Each entry below is to be written out exactly, and the pictures are to be left out.
***
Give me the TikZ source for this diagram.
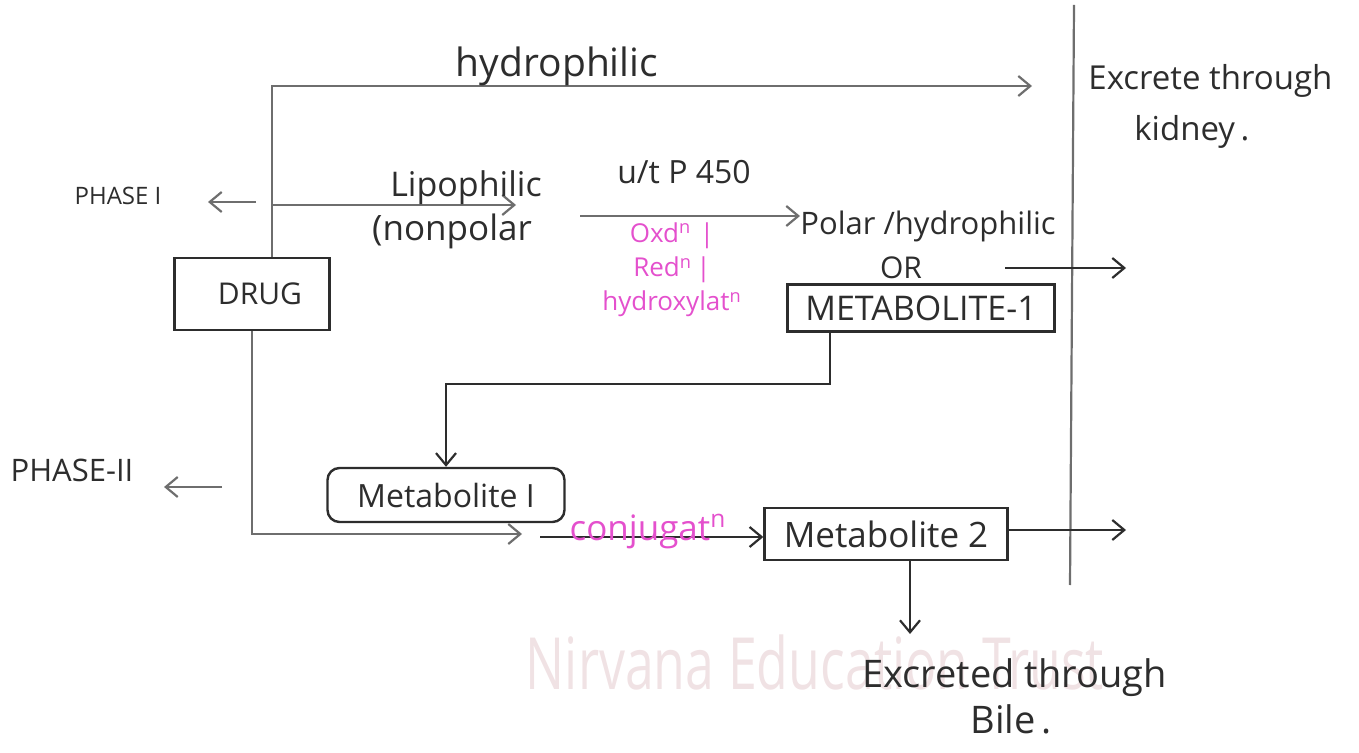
\documentclass[tikz,border=0pt]{standalone}
\usepackage{fontspec}
\setmainfont{Open Sans}
\usetikzlibrary{arrows.meta,positioning}
\definecolor{pinkc}{RGB}{228,80,205}
\definecolor{ink}{RGB}{45,45,45}
\definecolor{pencil}{RGB}{110,110,110}
\definecolor{wmark}{RGB}{240,226,228}
\tikzset{
  fs/.style={font=\fontsize{#1}{#1}\selectfont},
  lbl/.style={inner sep=0pt, text=ink},
  boxnode/.style={draw=ink, line width=1.2pt, inner sep=0pt, text=ink},
  conn/.style={draw=ink, line width=1.1pt, -{Straight Barb[length=6pt,width=10pt,line width=1.1pt]}},
  pconn/.style={conn, draw=pencil},
  plain/.style={draw=pencil, line width=1.1pt},
}
\begin{document}
\begin{tikzpicture}[x=0.5pt,y=-0.5pt]
\useasboundingbox (0,0) rectangle (1359,753);
% watermark
\node[lbl, text=wmark, fs=36, xscale=0.72] (wm) at (815,662) {Nirvana Education Trust};
% kidney boundary
\coordinate (vtop) at (1074,5);
\coordinate (vbot) at (1070,585);
\draw[plain] (vtop) -- (vbot);
\node[lbl, fs=16.5, align=left, anchor=north west] (kid) at (1088,64) {Excrete through\\[9pt]\hspace{23pt}kidney\,.};
% boxes
\node[boxnode, minimum width=77.5pt, minimum height=36pt, fs=15] (drug) at (252,294) {\hspace{8pt}DRUG};
\node[boxnode, minimum width=133.5pt, minimum height=23.5pt, fs=17] (met1) at (921,308) {METABOLITE-1};
\node[boxnode, rounded corners=6pt, minimum width=118.5pt, minimum height=27pt, fs=16] (metI) at (446,495) {Metabolite I};
\node[boxnode, minimum width=121.5pt, minimum height=26pt, fs=17.5] (met2) at (886,534) {Metabolite 2};
% phase labels
\node[lbl, fs=12] (ph1) at (118,196) {PHASE I};
\coordinate (ph1s) at (256,202);
\coordinate (ph1e) at (208,202);
\draw[pconn] (ph1s) -- (ph1e);
\node[lbl, fs=15.5] (ph2) at (72,470) {PHASE-II};
\coordinate (ph2s) at (222,487);
\coordinate (ph2e) at (164,487);
\draw[pconn] (ph2s) -- (ph2e);
% hydrophilic route
\coordinate (hydE) at (1032,86);
\draw[pconn] ([xshift=10pt]drug.north) |- (hydE);
\node[lbl, fs=19.5, anchor=south] (hyd) at (557,86) {hydrophilic};
% lipophilic route
\coordinate (lipS) at (272,205);
\coordinate (lipE) at (516,205);
\draw[pconn] (lipS) -- (lipE);
\node[lbl, fs=17, anchor=south] (lip) at (466,205) {Lipophilic};
\node[lbl, fs=17.5, anchor=north] (nonp) at (452,214) {(nonpolar};
% P450 step
\node[lbl, fs=16] (p450) at (684,172) {u/t P 450};
\node[lbl, fs=15.5, anchor=west] (polar) at (800,226) {Polar /hydrophilic};
\coordinate (p1) at (580,216);
\draw[pconn] (p1) -- (polar.west |- p1);
\node[lbl, fs=13, text=pinkc, align=center] (redox) at (672,270) {Oxd$^{\rm n}$\,\,|\\[3pt]Red$^{\rm n}$\,|\\[3pt]hydroxylat$^{\rm n}$};
\node[lbl, fs=15] (or) at (901,268) {OR};
\coordinate (orS) at (1005,268);
\coordinate (orE) at (1126,268);
\draw[conn] (orS) -- (orE);
% metabolite-1 to metabolite I
\coordinate (m1d) at (830,384);
\draw[conn] (met1.south -| m1d) -- (m1d) -| (metI.north);
% phase II route
\coordinate (c2e) at (522,534);
\draw[pconn] (drug.south) |- (c2e);
\coordinate (c3s) at (540,537);
\draw[conn] (c3s) -- (met2.west |- c3s);
\node[lbl, fs=17.5, text=pinkc, anchor=base] (conj) at (648,540) {conjugat$^{\rm n}$};
% metabolite 2 exits
\coordinate (r2) at (1126,530);
\draw[conn] (met2.east |- r2) -- (r2);
\coordinate (bileA) at (910,634);
\draw[conn] ([xshift=12pt]met2.south) -- (bileA);
\node[lbl, fs=19, anchor=north west, align=left] (bile) at (862,658) {Excreted through\\[4pt]\hspace{54pt}Bile\,.};
\end{tikzpicture}
\end{document}
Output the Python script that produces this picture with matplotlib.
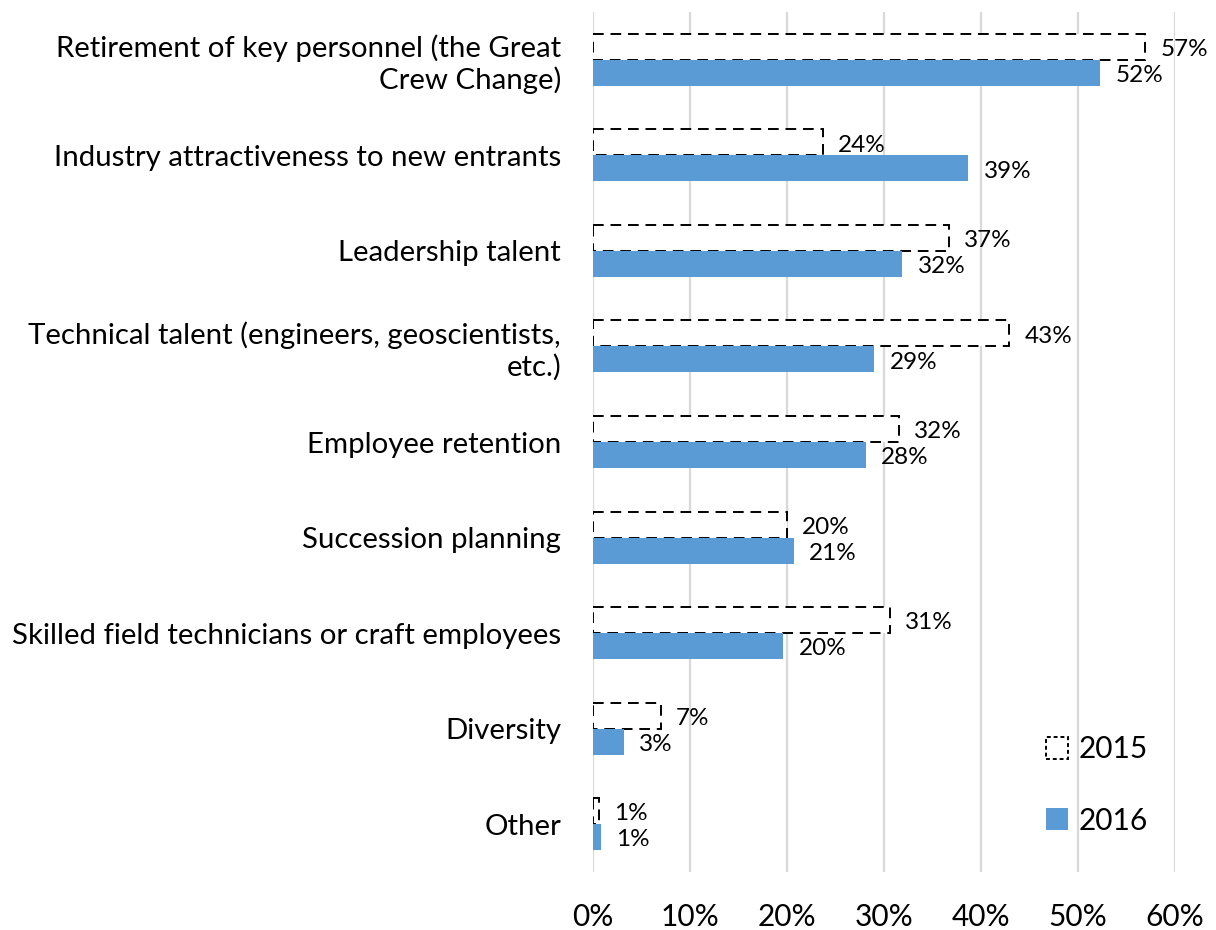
import matplotlib
matplotlib.use("Agg")
import matplotlib.pyplot as plt
from matplotlib import font_manager
from matplotlib.patches import Patch
from matplotlib.ticker import FuncFormatter, MultipleLocator

categories = [
    "Retirement of key personnel (the Great\nCrew Change)",
    "Industry attractiveness to new entrants",
    "Leadership talent",
    "Technical talent (engineers, geoscientists,\netc.)",
    "Employee retention",
    "Succession planning",
    "Skilled field technicians or craft employees",
    "Diversity",
    "Other",
]
values_2015 = [56.9, 23.7, 36.7, 42.9, 31.5, 20.0, 30.6, 7.0, 0.6]
values_2016 = [52.3, 38.7, 31.9, 29.0, 28.1, 20.7, 19.6, 3.2, 0.8]
series_labels = ["2015", "2016"]

available = {f.name for f in font_manager.fontManager.ttflist}
family = next((f for f in ["Liberation Sans Narrow", "Lato", "Liberation Sans"]
               if f in available), "DejaVu Sans")
plt.rcParams["font.family"] = [family, "DejaVu Sans"]

blue = "#5B9BD5"
grid_color = "#D9D9D9"

fig = plt.figure(figsize=(12.16, 9.30), dpi=100)
ax = fig.add_axes([0.4877, 0.0624, 0.4786, 0.9246])

ypos = list(range(len(categories)))
bar_h = 0.272

ax.barh([y - bar_h / 2 for y in ypos], values_2015, height=bar_h,
        facecolor="white", edgecolor="black", linewidth=1.4,
        linestyle=(0, (5.5, 3.5)), zorder=3, label=series_labels[0])
ax.barh([y + bar_h / 2 for y in ypos], values_2016, height=bar_h,
        color=blue, zorder=3, label=series_labels[1])

label_fs = 17.5
for y, v in zip(ypos, values_2015):
    ax.annotate(f"{v:.0f}%", (v, y - bar_h / 2), xytext=(11, -2),
                textcoords="offset points", ha="left", va="center",
                fontsize=label_fs)
for y, v in zip(ypos, values_2016):
    ax.annotate(f"{v:.0f}%", (v, y + bar_h / 2), xytext=(11, -2),
                textcoords="offset points", ha="left", va="center",
                fontsize=label_fs)

ax.set_xlim(0, 60)
ax.set_ylim(len(categories) - 0.5, -0.5)
ax.xaxis.set_major_locator(MultipleLocator(10))
ax.xaxis.set_major_formatter(FuncFormatter(lambda x, _: f"{x:.0f}%"))
ax.set_yticks(ypos)
ax.set_yticklabels(categories, fontsize=21.2, ha="right")
ax.tick_params(axis="y", length=0, pad=23)
ax.tick_params(axis="x", length=0, pad=22, labelsize=21.5)
ax.grid(axis="x", color=grid_color, linewidth=1.6, zorder=0)
ax.set_axisbelow(True)
for s in ax.spines.values():
    s.set_visible(False)

handles = [Patch(facecolor="white", edgecolor="black", linestyle=(0, (2, 1.5)),
                 linewidth=1.4, label=series_labels[0]),
           Patch(facecolor=blue, label=series_labels[1])]
ax.legend(handles=handles, loc="lower right", bbox_to_anchor=(1.0, 0.012),
          frameon=False, fontsize=21.5, handlelength=0.75, handleheight=0.75,
          handletextpad=0.35, labelspacing=1.45)

fig.savefig("out.png", dpi=100)
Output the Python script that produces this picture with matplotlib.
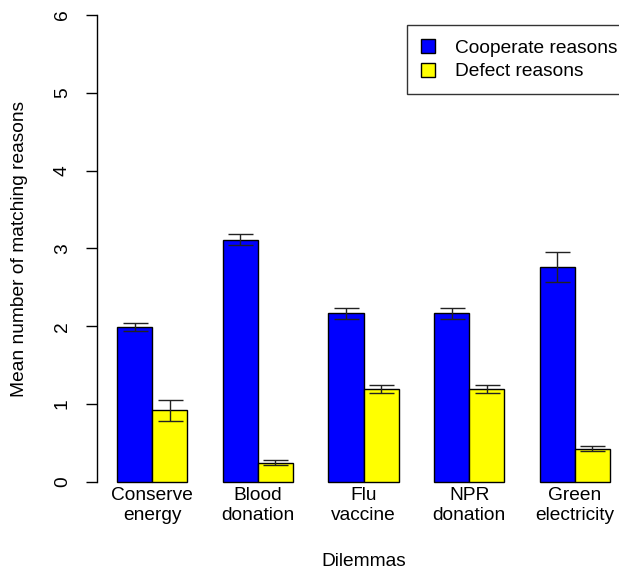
***
▶ _ANSWER TO THE TASK_
Give me the TikZ source for this diagram.
\documentclass[tikz,border=0pt]{standalone}
\usepackage{fontspec}
\setmainfont{Open Sans}
\usetikzlibrary{arrows.meta,positioning}
\definecolor{pinkc}{RGB}{228,80,205}
\definecolor{ink}{RGB}{45,45,45}
\definecolor{pencil}{RGB}{110,110,110}
\definecolor{wmark}{RGB}{240,226,228}
\tikzset{
  fs/.style={font=\fontsize{#1}{#1}\selectfont},
  lbl/.style={inner sep=0pt, text=ink},
  boxnode/.style={draw=ink, line width=1.2pt, inner sep=0pt, text=ink},
  conn/.style={draw=ink, line width=1.1pt, -{Straight Barb[length=6pt,width=10pt,line width=1.1pt]}},
  pconn/.style={conn, draw=pencil},
  plain/.style={draw=pencil, line width=1.1pt},
}
\begin{document}
\begin{tikzpicture}[x=0.5pt,y=-0.5pt]
\useasboundingbox (0,0) rectangle (1359,753);
% watermark
\node[lbl, text=wmark, fs=36, xscale=0.72] (wm) at (815,662) {Nirvana Education Trust};
% kidney boundary
\coordinate (vtop) at (1074,5);
\coordinate (vbot) at (1070,585);
\draw[plain] (vtop) -- (vbot);
\node[lbl, fs=16.5, align=left, anchor=north west] (kid) at (1088,64) {Excrete through\\[9pt]\hspace{23pt}kidney\,.};
% boxes
\node[boxnode, minimum width=77.5pt, minimum height=36pt, fs=15] (drug) at (252,294) {\hspace{8pt}DRUG};
\node[boxnode, minimum width=133.5pt, minimum height=23.5pt, fs=17] (met1) at (921,308) {METABOLITE-1};
\node[boxnode, rounded corners=6pt, minimum width=118.5pt, minimum height=27pt, fs=16] (metI) at (446,495) {Metabolite I};
\node[boxnode, minimum width=121.5pt, minimum height=26pt, fs=17.5] (met2) at (886,534) {Metabolite 2};
% phase labels
\node[lbl, fs=12] (ph1) at (118,196) {PHASE I};
\coordinate (ph1s) at (256,202);
\coordinate (ph1e) at (208,202);
\draw[pconn] (ph1s) -- (ph1e);
\node[lbl, fs=15.5] (ph2) at (72,470) {PHASE-II};
\coordinate (ph2s) at (222,487);
\coordinate (ph2e) at (164,487);
\draw[pconn] (ph2s) -- (ph2e);
% hydrophilic route
\coordinate (hydE) at (1032,86);
\draw[pconn] ([xshift=10pt]drug.north) |- (hydE);
\node[lbl, fs=19.5, anchor=south] (hyd) at (557,86) {hydrophilic};
% lipophilic route
\coordinate (lipS) at (272,205);
\coordinate (lipE) at (516,205);
\draw[pconn] (lipS) -- (lipE);
\node[lbl, fs=17, anchor=south] (lip) at (466,205) {Lipophilic};
\node[lbl, fs=17.5, anchor=north] (nonp) at (452,214) {(nonpolar};
% P450 step
\node[lbl, fs=16] (p450) at (684,172) {u/t P 450};
\node[lbl, fs=15.5, anchor=west] (polar) at (800,226) {Polar /hydrophilic};
\coordinate (p1) at (580,216);
\draw[pconn] (p1) -- (polar.west |- p1);
\node[lbl, fs=13, text=pinkc, align=center] (redox) at (672,270) {Oxd$^{\rm n}$\,\,|\\[3pt]Red$^{\rm n}$\,|\\[3pt]hydroxylat$^{\rm n}$};
\node[lbl, fs=15] (or) at (901,268) {OR};
\coordinate (orS) at (1005,268);
\coordinate (orE) at (1126,268);
\draw[conn] (orS) -- (orE);
% metabolite-1 to metabolite I
\coordinate (m1d) at (830,384);
\draw[conn] (met1.south -| m1d) -- (m1d) -| (metI.north);
% phase II route
\coordinate (c2e) at (522,534);
\draw[pconn] (drug.south) |- (c2e);
\coordinate (c3s) at (540,537);
\draw[conn] (c3s) -- (met2.west |- c3s);
\node[lbl, fs=17.5, text=pinkc, anchor=base] (conj) at (648,540) {conjugat$^{\rm n}$};
% metabolite 2 exits
\coordinate (r2) at (1126,530);
\draw[conn] (met2.east |- r2) -- (r2);
\coordinate (bileA) at (910,634);
\draw[conn] ([xshift=12pt]met2.south) -- (bileA);
\node[lbl, fs=19, anchor=north west, align=left] (bile) at (862,658) {Excreted through\\[4pt]\hspace{54pt}Bile\,.};
\end{tikzpicture}
\end{document}
Output the Python script that produces this picture with matplotlib.
import matplotlib
matplotlib.use("Agg")
import matplotlib.pyplot as plt
from matplotlib import font_manager
from matplotlib.patches import Patch
from matplotlib.ticker import FuncFormatter, MultipleLocator

categories = [
    "Retirement of key personnel (the Great\nCrew Change)",
    "Industry attractiveness to new entrants",
    "Leadership talent",
    "Technical talent (engineers, geoscientists,\netc.)",
    "Employee retention",
    "Succession planning",
    "Skilled field technicians or craft employees",
    "Diversity",
    "Other",
]
values_2015 = [56.9, 23.7, 36.7, 42.9, 31.5, 20.0, 30.6, 7.0, 0.6]
values_2016 = [52.3, 38.7, 31.9, 29.0, 28.1, 20.7, 19.6, 3.2, 0.8]
series_labels = ["2015", "2016"]

available = {f.name for f in font_manager.fontManager.ttflist}
family = next((f for f in ["Liberation Sans Narrow", "Lato", "Liberation Sans"]
               if f in available), "DejaVu Sans")
plt.rcParams["font.family"] = [family, "DejaVu Sans"]

blue = "#5B9BD5"
grid_color = "#D9D9D9"

fig = plt.figure(figsize=(12.16, 9.30), dpi=100)
ax = fig.add_axes([0.4877, 0.0624, 0.4786, 0.9246])

ypos = list(range(len(categories)))
bar_h = 0.272

ax.barh([y - bar_h / 2 for y in ypos], values_2015, height=bar_h,
        facecolor="white", edgecolor="black", linewidth=1.4,
        linestyle=(0, (5.5, 3.5)), zorder=3, label=series_labels[0])
ax.barh([y + bar_h / 2 for y in ypos], values_2016, height=bar_h,
        color=blue, zorder=3, label=series_labels[1])

label_fs = 17.5
for y, v in zip(ypos, values_2015):
    ax.annotate(f"{v:.0f}%", (v, y - bar_h / 2), xytext=(11, -2),
                textcoords="offset points", ha="left", va="center",
                fontsize=label_fs)
for y, v in zip(ypos, values_2016):
    ax.annotate(f"{v:.0f}%", (v, y + bar_h / 2), xytext=(11, -2),
                textcoords="offset points", ha="left", va="center",
                fontsize=label_fs)

ax.set_xlim(0, 60)
ax.set_ylim(len(categories) - 0.5, -0.5)
ax.xaxis.set_major_locator(MultipleLocator(10))
ax.xaxis.set_major_formatter(FuncFormatter(lambda x, _: f"{x:.0f}%"))
ax.set_yticks(ypos)
ax.set_yticklabels(categories, fontsize=21.2, ha="right")
ax.tick_params(axis="y", length=0, pad=23)
ax.tick_params(axis="x", length=0, pad=22, labelsize=21.5)
ax.grid(axis="x", color=grid_color, linewidth=1.6, zorder=0)
ax.set_axisbelow(True)
for s in ax.spines.values():
    s.set_visible(False)

handles = [Patch(facecolor="white", edgecolor="black", linestyle=(0, (2, 1.5)),
                 linewidth=1.4, label=series_labels[0]),
           Patch(facecolor=blue, label=series_labels[1])]
ax.legend(handles=handles, loc="lower right", bbox_to_anchor=(1.0, 0.012),
          frameon=False, fontsize=21.5, handlelength=0.75, handleheight=0.75,
          handletextpad=0.35, labelspacing=1.45)

fig.savefig("out.png", dpi=100)
Output the Python script that produces this picture with matplotlib.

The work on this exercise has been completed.